The rapidly expanding solar energy industry could meaningfully contribute to curbing climate change only if governments and the private sector approach it more economically and efficiently, according to a new Stanford study.
Researchers from Stanford's Steyer-Taylor Center for Energy Policy and Finance encourage the United States to reconsider a wide variety of its solar energy policies in order to maximize the industry's long-term benefits to the global climate and to the U.S. economy. Their research is scheduled to be unveiled Tuesday during an event at the Brookings Institution.
A key recommendation is that China, which is the major driver of the global solar industry, and the United States work more closely together with each country capitalizing on its particular strengths.
"The Chinese are not only leading the world in terms of the manufacturing of solar equipment, but they are also the largest deployer of solar energy," said Dan Reicher, a co-author of the report, The New Solar System, and executive director of the Steyer-Taylor Center, which is a joint research center involving Stanford Law School and the Stanford Graduate School of Business. "And they are getting increasingly competitive in the research and development area, which the U.S. has historically been dominating. With a new federal administration and a new Congress, this is the time to be thinking about what we want the U.S. role in solar industry to look like five, 10 years from now."
Reassessing efficiency of U.S. policies
Solar power currently supplies only about 1 percent of global electricity, but the International Energy Agency predicts that solar photovoltaic technology -- panels that convert sunlight into electricity -- could grow to 16 percent by the middle of this century, and others predict even greater growth.
The U.S. government should embrace a globalizing solar industry, continue to invest in the deployment -- as well as research and development -- of solar energy, and, above all, prioritize plans that reduce the cost of solar power, the researchers said.
"A lot of money is being thrown into solar energy right now," said Jeffrey Ball, the scholar-in-residence at the Steyer-Taylor Center and the report's lead author. "We're trying to identify public policies and private financing mechanisms that would spend that money more economically and efficiently, scaling up clean energy for all."
Research and development of solar technologies have been helped by significant funding from the U.S. government. The Stanford researchers recommend increasing U.S. spending on solar R&D and encouraging international research collaborations between China and the U.S. Such collaboration raises concerns, such as intellectual-property protection and national security, but cooperating intelligently is crucial to solar power's growth, they say.

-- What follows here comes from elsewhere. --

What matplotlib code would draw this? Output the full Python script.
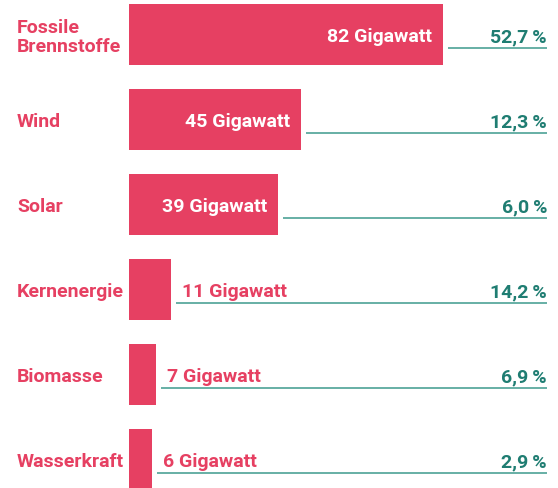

The researchers also suggested reforming a federal policy that requires those who accept U.S. federal funding for solar research and development to promise to manufacture the resulting technologies "substantially" in the U.S. Created in an effort to maximize U.S. solar-manufacturing jobs, the current policy may instead diminish the quality of the research ideas being funded by the federal government. The researchers argue that solar R&D has a greater long-term economic value to the U.S. than solar manufacturing.
"There is an array of decisions the U.S. government is in charge of making that will have serious implications for the future of the U.S. solar industry," said Reicher, who also serves as a non-resident senior fellow at the Brookings Institution. "This is a good moment to consider them in serious depth."

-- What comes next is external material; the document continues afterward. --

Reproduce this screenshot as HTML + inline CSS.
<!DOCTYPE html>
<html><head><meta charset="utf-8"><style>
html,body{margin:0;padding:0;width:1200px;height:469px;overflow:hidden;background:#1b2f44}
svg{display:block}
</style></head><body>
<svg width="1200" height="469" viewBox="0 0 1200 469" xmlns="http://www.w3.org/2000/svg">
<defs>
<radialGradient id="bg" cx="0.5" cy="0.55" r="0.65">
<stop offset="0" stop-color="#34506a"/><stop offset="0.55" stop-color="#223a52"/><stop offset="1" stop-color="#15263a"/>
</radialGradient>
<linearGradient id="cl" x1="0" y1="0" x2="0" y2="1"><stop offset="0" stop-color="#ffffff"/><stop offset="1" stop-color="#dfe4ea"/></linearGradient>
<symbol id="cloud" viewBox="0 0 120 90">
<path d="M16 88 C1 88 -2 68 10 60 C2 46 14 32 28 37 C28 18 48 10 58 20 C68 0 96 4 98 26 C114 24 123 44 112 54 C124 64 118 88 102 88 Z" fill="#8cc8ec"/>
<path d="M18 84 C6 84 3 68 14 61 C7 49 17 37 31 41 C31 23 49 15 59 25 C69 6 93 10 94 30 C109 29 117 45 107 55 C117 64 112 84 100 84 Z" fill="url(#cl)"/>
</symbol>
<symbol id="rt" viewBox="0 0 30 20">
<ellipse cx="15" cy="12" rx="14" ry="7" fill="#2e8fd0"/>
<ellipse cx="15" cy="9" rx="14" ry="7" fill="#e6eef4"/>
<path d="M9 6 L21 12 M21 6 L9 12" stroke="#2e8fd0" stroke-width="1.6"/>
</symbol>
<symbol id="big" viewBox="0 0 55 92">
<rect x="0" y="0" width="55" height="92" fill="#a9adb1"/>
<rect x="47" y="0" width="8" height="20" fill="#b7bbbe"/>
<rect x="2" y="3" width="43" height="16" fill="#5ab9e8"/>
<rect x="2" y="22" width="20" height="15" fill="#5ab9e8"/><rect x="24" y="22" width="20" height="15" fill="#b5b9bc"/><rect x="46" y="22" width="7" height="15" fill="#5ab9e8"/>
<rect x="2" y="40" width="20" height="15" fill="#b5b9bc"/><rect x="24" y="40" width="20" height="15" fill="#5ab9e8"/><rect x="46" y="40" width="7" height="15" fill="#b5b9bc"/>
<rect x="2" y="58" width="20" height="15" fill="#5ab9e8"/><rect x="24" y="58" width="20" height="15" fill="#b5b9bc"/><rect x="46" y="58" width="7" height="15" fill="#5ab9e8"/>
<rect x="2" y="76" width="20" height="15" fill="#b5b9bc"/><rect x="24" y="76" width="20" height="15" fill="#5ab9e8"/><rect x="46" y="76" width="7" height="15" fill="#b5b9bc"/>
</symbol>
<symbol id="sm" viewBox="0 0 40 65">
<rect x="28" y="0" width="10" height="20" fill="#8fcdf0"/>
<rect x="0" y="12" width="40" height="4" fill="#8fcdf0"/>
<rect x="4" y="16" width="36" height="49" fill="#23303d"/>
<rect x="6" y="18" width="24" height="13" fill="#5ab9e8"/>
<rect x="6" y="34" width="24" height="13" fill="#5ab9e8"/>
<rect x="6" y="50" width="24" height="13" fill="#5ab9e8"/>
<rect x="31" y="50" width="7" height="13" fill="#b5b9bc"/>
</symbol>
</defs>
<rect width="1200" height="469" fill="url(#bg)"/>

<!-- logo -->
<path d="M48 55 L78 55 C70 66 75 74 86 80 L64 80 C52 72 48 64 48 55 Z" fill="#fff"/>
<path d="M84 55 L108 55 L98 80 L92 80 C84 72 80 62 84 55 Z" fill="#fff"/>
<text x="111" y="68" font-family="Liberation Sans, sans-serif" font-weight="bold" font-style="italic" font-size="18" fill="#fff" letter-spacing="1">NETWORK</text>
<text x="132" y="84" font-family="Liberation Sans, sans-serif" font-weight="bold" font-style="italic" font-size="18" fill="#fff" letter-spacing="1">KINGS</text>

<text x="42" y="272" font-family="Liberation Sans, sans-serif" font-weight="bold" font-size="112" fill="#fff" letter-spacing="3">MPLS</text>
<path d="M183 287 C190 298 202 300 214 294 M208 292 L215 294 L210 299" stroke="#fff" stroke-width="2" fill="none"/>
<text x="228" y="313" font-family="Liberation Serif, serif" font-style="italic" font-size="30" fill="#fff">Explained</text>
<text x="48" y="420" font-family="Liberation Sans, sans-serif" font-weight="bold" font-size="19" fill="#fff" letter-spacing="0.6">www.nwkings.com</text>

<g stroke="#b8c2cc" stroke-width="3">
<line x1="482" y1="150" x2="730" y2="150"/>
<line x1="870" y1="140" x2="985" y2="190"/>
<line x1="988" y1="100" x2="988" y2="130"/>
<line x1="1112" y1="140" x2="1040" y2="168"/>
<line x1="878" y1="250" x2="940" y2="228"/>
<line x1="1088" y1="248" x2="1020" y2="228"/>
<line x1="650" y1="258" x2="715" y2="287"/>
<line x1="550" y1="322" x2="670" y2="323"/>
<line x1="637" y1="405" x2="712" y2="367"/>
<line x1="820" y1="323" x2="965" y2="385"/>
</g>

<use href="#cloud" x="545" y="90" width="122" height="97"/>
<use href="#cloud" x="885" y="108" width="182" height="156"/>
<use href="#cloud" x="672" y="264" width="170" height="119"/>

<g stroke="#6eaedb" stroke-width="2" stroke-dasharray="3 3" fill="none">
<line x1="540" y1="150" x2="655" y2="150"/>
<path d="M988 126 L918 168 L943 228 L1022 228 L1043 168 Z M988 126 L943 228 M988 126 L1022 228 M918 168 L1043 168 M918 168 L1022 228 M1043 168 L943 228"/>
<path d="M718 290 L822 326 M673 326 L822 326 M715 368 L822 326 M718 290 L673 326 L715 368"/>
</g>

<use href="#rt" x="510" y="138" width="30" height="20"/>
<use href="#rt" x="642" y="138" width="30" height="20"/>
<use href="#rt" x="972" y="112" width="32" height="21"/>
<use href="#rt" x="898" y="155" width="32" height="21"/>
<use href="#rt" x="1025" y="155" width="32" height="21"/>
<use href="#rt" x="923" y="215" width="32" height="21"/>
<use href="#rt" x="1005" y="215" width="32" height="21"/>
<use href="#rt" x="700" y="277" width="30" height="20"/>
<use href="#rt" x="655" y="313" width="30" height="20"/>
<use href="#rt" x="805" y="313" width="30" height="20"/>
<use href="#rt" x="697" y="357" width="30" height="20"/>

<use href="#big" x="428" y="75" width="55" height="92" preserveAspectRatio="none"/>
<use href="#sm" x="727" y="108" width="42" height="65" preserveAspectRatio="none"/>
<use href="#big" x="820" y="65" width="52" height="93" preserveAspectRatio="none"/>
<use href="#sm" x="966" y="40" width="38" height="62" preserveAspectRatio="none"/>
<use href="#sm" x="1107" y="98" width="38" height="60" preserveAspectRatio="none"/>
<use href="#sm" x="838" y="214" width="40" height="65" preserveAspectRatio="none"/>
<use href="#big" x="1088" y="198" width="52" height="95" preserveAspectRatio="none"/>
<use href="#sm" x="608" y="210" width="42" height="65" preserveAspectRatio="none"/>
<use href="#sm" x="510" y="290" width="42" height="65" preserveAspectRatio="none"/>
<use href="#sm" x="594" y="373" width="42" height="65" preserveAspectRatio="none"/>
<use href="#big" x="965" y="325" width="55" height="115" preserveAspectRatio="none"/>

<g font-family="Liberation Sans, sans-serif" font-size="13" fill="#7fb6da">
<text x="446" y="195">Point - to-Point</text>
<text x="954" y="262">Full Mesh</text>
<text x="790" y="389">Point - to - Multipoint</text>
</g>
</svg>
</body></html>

Debunking myths about China
The researchers analyzed and described the current state of China's solar industry, debunking several myths that are prevalent in Western countries.
"China's solar industry and market is grossly misunderstood in the West," Ball said.
For example, there is a perception that the global solar industry is centralizing in China and that its solar market is largely closed to foreign investment. However, the researchers found that China's dominant solar companies are, as they grow larger, increasingly tapping international capital and spreading their operations across the globe.
In addition, the study found that top Chinese officials and corporate executives are eager to apply a range of more efficient financing mechanisms that have been used in the West to dramatically scale up solar deployment in China, already the world's largest solar market. This newfound interest on the part of Chinese leaders represents a potentially valuable opportunity for America and other countries in the West, according to the report.
Another Western perception is that China doesn't innovate, but uses other countries' technological advances to bring down its manufacturing costs. While it's true that manufacturing processes have been China's strength, the country is intensifying its solar R&D efforts, according to the report. In addition, Chinese researchers are producing increasingly notable results in solar research.
For example, Trina Solar, one of the world's largest solar manufacturers, recently became the first China-based firm to be recognized by the U.S. National Renewable Energy Laboratory as having achieved a world record in the efficiency of a laboratory-scale solar cell. Trina achieved that record for a multi-crystalline-silicon cell, the type of solar cell that dominates the global market.
"China has very ambitious targets for solar, and as a manufacturer and deployer of solar it already dwarfs the U.S.," Ball said. "The goal for the United States should not be to beat China. It should be to play to U.S. comparative advantages - to craft policies to reduce the cost of solar power for the benefit of the world and, in the process, for the benefit of the U.S."
Former Stanford researchers Xiaojing Sun and Caitlin Pollock also co-authored the report. The research was supported by a grant from the U.S. Department of Energy's Solar Energy Technologies Office.